Can you tell us more about the releasing process in-depth?

Folklore Tapes operates as a cottage industry project with DIY ethos at its core. The level of detail invested in each project naturally stems from its thematic content.

Each release involves multiple handmade stages. There are significant differences in the processes between releasing a cassette and releasing a vinyl, primarily due to production timelines and costs. For instance, we can turn around a cassette release in about a week, whereas vinyl production typically takes 3-4 months and involves substantial financial investment.

Most of our releases require hand printing, sticking, sewing, hand numbering, and stamping. To streamline these processes, Sam and I often work in batches, forming a production line of two people.

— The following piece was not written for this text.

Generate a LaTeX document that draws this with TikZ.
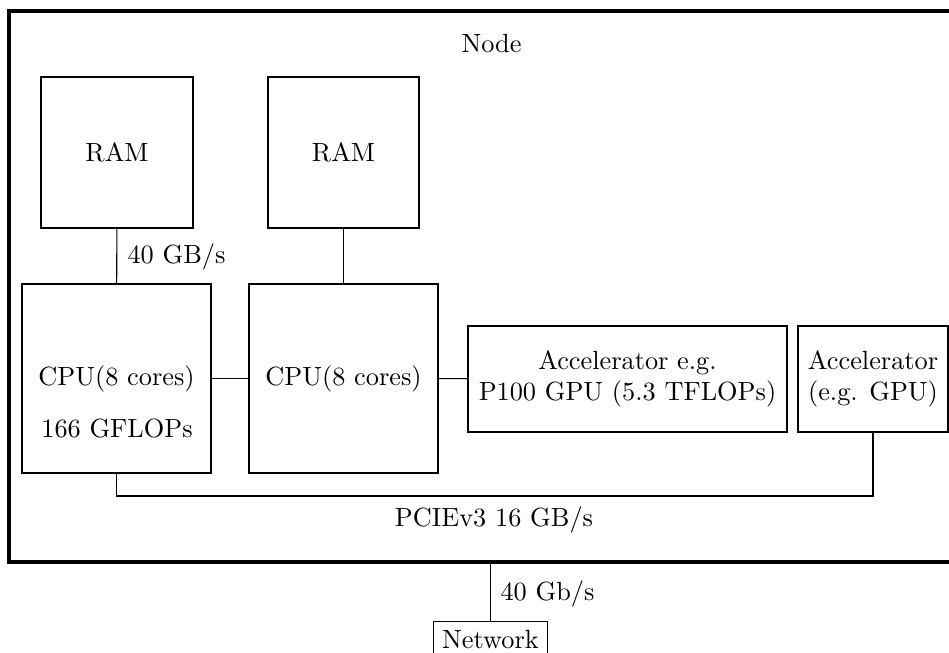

Do you act alone in the business or do you have any partners that you operate with?

I initially started the project with Ian, and he has been either behind the scenes or at the forefront of operations over the past thirteen years. More recently, Sam McLoughlin has taken on a central role in managing the projects, largely because of our proximity and ongoing collaborations. While I’ve been the constant central operator for the project throughout the years, having help has been incredibly valuable.

What are some future plans for the label?

Looking ahead, we aim to expand into more live performances and installations. I’m also interested in developing a Folklore Tapes music library archive, where our music is catalogued and available for use in film and TV. Essentially, the plan is to continue our current path and hope that people remain interested in what we’re doing.

What are some of the latest releases our readers should get into?

One of the most exciting recent releases to explore is the Ceremonial County Subscription Series. This series offers a unique opportunity to delve into the project, featuring 48 mini albums that each explore a different county of England. It’s a comprehensive project that involves our entire family of artists and introduces some new talents to the project as well.